-------- DATA BLOCK --------

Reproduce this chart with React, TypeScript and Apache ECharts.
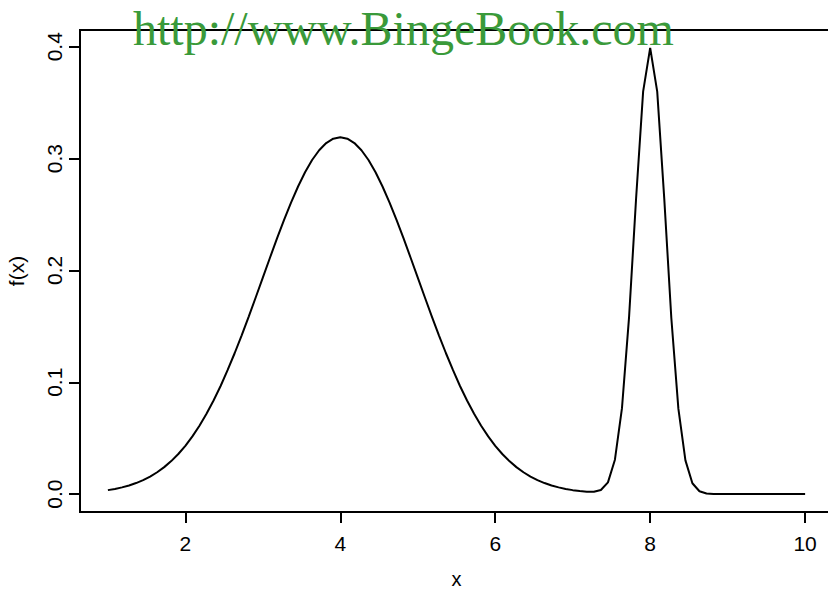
import React, { useEffect, useRef } from "react";
import * as echarts from "echarts";

// x grid (1 to 10, 100 points)
const xValues: number[] = [
  1, 1.091, 1.182, 1.273, 1.364, 1.455, 1.545, 1.636, 1.727, 1.818, 1.909,
  2, 2.091, 2.182, 2.273, 2.364, 2.455, 2.545, 2.636, 2.727, 2.818, 2.909,
  3, 3.091, 3.182, 3.273, 3.364, 3.455, 3.545, 3.636, 3.727, 3.818, 3.909,
  4, 4.091, 4.182, 4.273, 4.364, 4.455, 4.545, 4.636, 4.727, 4.818, 4.909,
  5, 5.091, 5.182, 5.273, 5.364, 5.455, 5.545, 5.636, 5.727, 5.818, 5.909,
  6, 6.091, 6.182, 6.273, 6.364, 6.455, 6.545, 6.636, 6.727, 6.818, 6.909,
  7, 7.091, 7.182, 7.273, 7.364, 7.455, 7.545, 7.636, 7.727, 7.818, 7.909,
  8, 8.091, 8.182, 8.273, 8.364, 8.455, 8.545, 8.636, 8.727, 8.818, 8.909,
  9, 9.091, 9.182, 9.273, 9.364, 9.455, 9.545, 9.636, 9.727, 9.818, 9.909,
  10,
];

// density values f(x)
const fValues: number[] = [
  0.00355, 0.00464, 0.00602, 0.00774, 0.00988, 0.0125, 0.01569, 0.01954, 0.02412, 0.02953, 0.03586,
  0.04319, 0.05159, 0.06112, 0.0718, 0.08367, 0.09668, 0.11081, 0.12596, 0.14199, 0.15875, 0.17603,
  0.19358, 0.21113, 0.22837, 0.24499, 0.26065, 0.27504, 0.28783, 0.29874, 0.3075, 0.31392, 0.31784,
  0.31915, 0.31784, 0.31392, 0.3075, 0.29874, 0.28783, 0.27504, 0.26065, 0.24499, 0.22837, 0.21113,
  0.19358, 0.17603, 0.15875, 0.14199, 0.12596, 0.11081, 0.09668, 0.08367, 0.0718, 0.06112, 0.05159,
  0.04319, 0.03586, 0.02953, 0.02412, 0.01954, 0.01569, 0.0125, 0.00988, 0.00774, 0.00602, 0.00464,
  0.00355, 0.0027, 0.00211, 0.00205, 0.00364, 0.0105, 0.03074, 0.07683, 0.15775, 0.26413, 0.35993,
  0.39905, 0.35985, 0.26396, 0.15747, 0.07642, 0.03017, 0.00969, 0.00253, 0.00054, 0.00009, 0.00001,
  0, 0, 0, 0, 0, 0, 0, 0, 0, 0, 0,
  0,
];

const xTicks: number[] = [2, 4, 6, 8, 10];
const yTicks: number[] = [0, 0.1, 0.2, 0.3, 0.4];
const xTitle = "x";
const yTitle = "f(x)";
const watermark = "http://www.BingeBook.com";

export default function App() {
  const ref = useRef<HTMLDivElement>(null);
  useEffect(() => {
    if (!ref.current) return;
    const chart = echarts.init(ref.current, undefined, { renderer: "svg" });
    const font = "Liberation Sans, Arial, Helvetica, sans-serif";
    const data = xValues.map((x, i) => [x, fValues[i]]);
    chart.setOption({
      animation: false,
      backgroundColor: "#ffffff",
      grid: {
        left: 80,
        top: 30,
        right: 1,
        bottom: 79,
        containLabel: false,
        outerBoundsMode: "none",
        show: true,
        borderColor: "#000",
        borderWidth: 2,
        backgroundColor: "transparent",
      },
      xAxis: {
        type: "value",
        min: 0.64,
        max: 10.36,
        name: xTitle,
        nameLocation: "middle",
        nameGap: 57,
        nameTextStyle: { color: "#000", fontFamily: font, fontSize: 20 },
        axisLine: { show: true, onZero: false, lineStyle: { color: "#000", width: 2 } },
        axisTick: {
          show: true,
          length: 11,
          inside: false,
          customValues: xTicks,
          lineStyle: { color: "#000", width: 2 },
        },
        axisLabel: {
          show: true,
          customValues: xTicks,
          color: "#000",
          fontFamily: font,
          fontSize: 21,
          margin: 21,
        },
        splitLine: { show: false },
      },
      yAxis: {
        type: "value",
        min: -0.016,
        max: 0.415,
        name: yTitle,
        nameLocation: "middle",
        nameGap: 53,
        nameRotate: 90,
        nameTextStyle: { color: "#000", fontFamily: font, fontSize: 21 },
        axisLine: { show: true, onZero: false, lineStyle: { color: "#000", width: 2 } },
        axisTick: {
          show: true,
          length: 11,
          inside: false,
          customValues: yTicks,
          lineStyle: { color: "#000", width: 2 },
        },
        axisLabel: {
          show: true,
          customValues: yTicks,
          rotate: 90,
          color: "#000",
          fontFamily: font,
          fontSize: 21,
          margin: 15,
          formatter: (v: number) => v.toFixed(1),
        },
        splitLine: { show: false },
      },
      series: [
        {
          type: "line",
          data,
          showSymbol: false,
          smooth: false,
          lineStyle: { color: "#000", width: 2 },
          z: 3,
        },
      ],
      graphic: [
        {
          type: "text",
          z: 100,
          left: 133,
          top: 4,
          style: {
            text: watermark,
            fill: "#3a9a3a",
            font: "48px 'Liberation Serif', 'Times New Roman', serif",
          },
        },
      ],
    });
    return () => chart.dispose();
  }, []);
  return (
    <div
      ref={ref}
      style={{ position: "fixed", left: 0, top: 0, width: 834, height: 591, background: "#fff" }}
    />
  );
}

--------

**EXERCISE DIRECTIONS**
Reproduce only the lines from the beginning of the data through the line that contains "import * as", both included, and please drop the pictures.

**REPLY TO THE TASK**
Reproduce this chart with React, TypeScript and Apache ECharts.
import React, { useEffect, useRef } from "react";
import * as echarts from "echarts";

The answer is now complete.